THE POWER OF NARRATIVE
Green Cine notes this interesting piece by Andrew Tracy in Cinema Scope about the new director’s cut DVD of James Gray’s The Yards. He’s got a great opener, a provocative discussion of what he sees as the diminished respect given classical movie narrative today that winds up as a preamble for his discussion of Gray’s ’70s-inspired gangster pic.
From the piece:
As a means of telling us about our world, classical narrative cinema—that is, American narrative cinema—has been steadily losing ground. James Agee’s faith in the scenario seems somewhat quaint in the midst of our fascination with hybridity. Documentary, whether interacting with, contravening, or simply prolonging fictional devices, has become the yardstick for measuring the fiction’s legitimacy. Social and political import now travels in the curious yet complementary company of a rejuvenated neorealism and authorial reflexivity, while the duties of “pure” narrative are increasingly relegated to telling us about itself.
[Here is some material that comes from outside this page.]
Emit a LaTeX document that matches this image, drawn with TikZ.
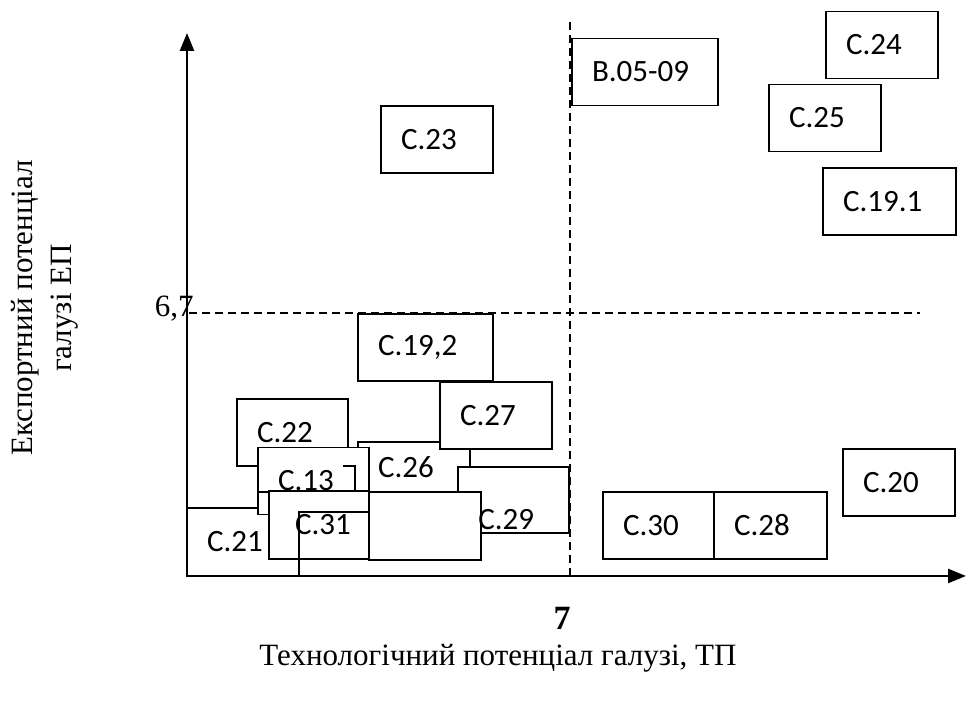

The formalist revolt against the Hollywood white elephants of the ‘40s and ‘50s is with us still. The notion that narrative is inherently compromised, particularly when dealing with political topics, has sunk deep into the critical psyche: the almost libelous scorn directed at such recent items as The Constant Gardener, Good Night, and Good Luck, and Syriana is too pathological to originate only in disagreement. Even when celebrated, classical narrative film can no longer simply be received, or even interpreted; it must be unveiled.